Direct and inverse scattering at fixed energy for massless charged Dirac fields by Kerr-Newman-de Sitter black holes

TL;DR

This paper develops a theory for scattering of massless charged Dirac fields around Kerr-Newman-de Sitter black holes, establishing existence, completeness, and using these results to uniquely determine the black hole's metric from fixed-energy scattering data.

Contribution

It introduces a novel approach linking time-dependent and stationary scattering operators for Dirac fields in black hole spacetimes, enabling unique inverse problem solutions.

Findings

Proved existence and asymptotic completeness of wave operators.

Derived an explicit expression for the scattering matrix at fixed energy.

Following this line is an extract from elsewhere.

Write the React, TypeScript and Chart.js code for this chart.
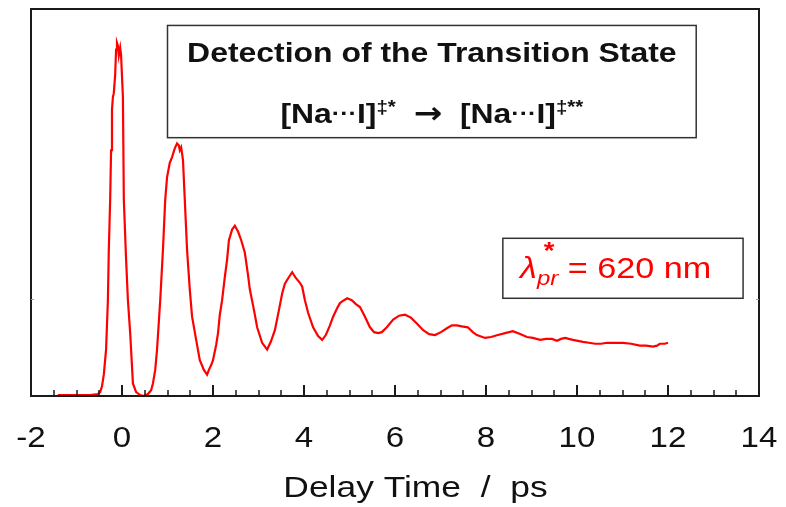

Established uniqueness of black hole metric from fixed-energy scattering data.

Abstract

In this paper, we study the direct and inverse scattering theory at fixed energy for massless charged Dirac fields evolving in the exterior region of a Kerr-Newman-de Sitter black hole. In the first part, we establish the existence and asymptotic completeness of time-dependent wave operators associated to our Dirac fields. This leads to the definition of the time-dependent scattering operator that encodes the far-field behavior (with respect to a stationary observer) in the asymptotic regions of the black hole: the event and cosmological horizons. We also use the miraculous property (quoting Chandrasekhar) - that the Dirac equation can be separated into radial and angular ordinary differential equations - to make the link between the time-dependent scattering operator and its stationary counterpart. This leads to a nice expression of the scattering matrix at fixed energy in terms of stationary solutions of the system of separated equations. In a second part, we use this expression of the scattering matrix to study the uniqueness property in the associated inverse scattering problem at fixed energy. Using essentially the particular form of the angular equation (that can be solved explicitely by Frobenius method) and the Complex Angular Momentum technique on the radial equation, we are finally able to determine uniquely the metric of the black hole from the knowledge of the scattering matrix at a fixed energy.